Shropshire Star

Veterans gather in Shrewsbury to remember eight young men killed by the IRA

A group of around 30 veterans and their families gathered in Shrewsbury on Sunday to remember eight young men who were killed on duty in Northern Ireland.

Published

Thirty-three years ago, almost to the day, the men aged 18,19 and 21, were victims of a roadside bomb planted by the IRA as 36 of them were being taken back to barracks by bus.

"We kept warning them," said organiser Bob Diprose, aged 75, from Shrewsbury and the organiser of Sunday's brief memorial ceremony.

"I has been on the bus the day before the bombing.

"All it needed was for them to have a spotter on the road to tell them which way the bus was going."

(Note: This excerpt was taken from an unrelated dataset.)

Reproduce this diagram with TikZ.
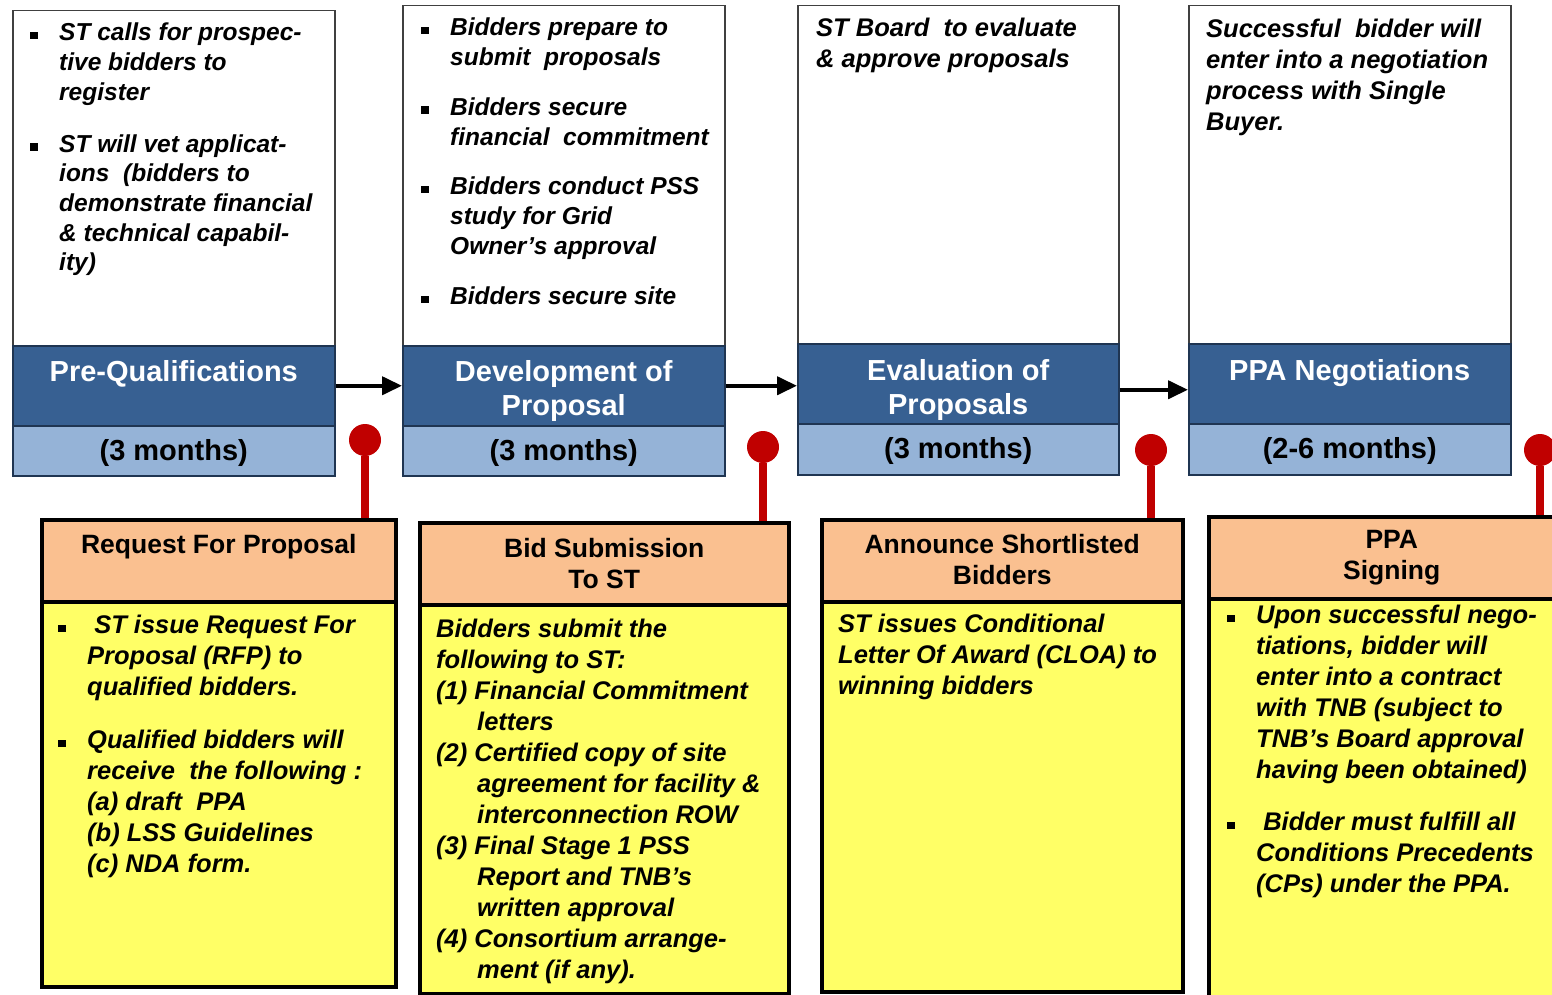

After the attack at Ballygawley on August 20, 1988, the military used helicopters to ferry the troops back to their barracks.

Among those from the 1st Battalion The Light Infantry at the Ballygawley Memorial service were two survivors of the bombing. But they declined to comment, the memories of that day remain raw.

Ex-forces organisations the Royal British Legion and the Royal Air Forces Association joined a small parade of standards, which were lowered when four buglers performed The Last Post and raised again for Reveille.

Mr Diprose read out the names of the eight young men following the laying of wreaths and flowers at the small memorial which sits inside the Quarry opposite St Chad's Church.

"We will remember them," said Mr Diprose.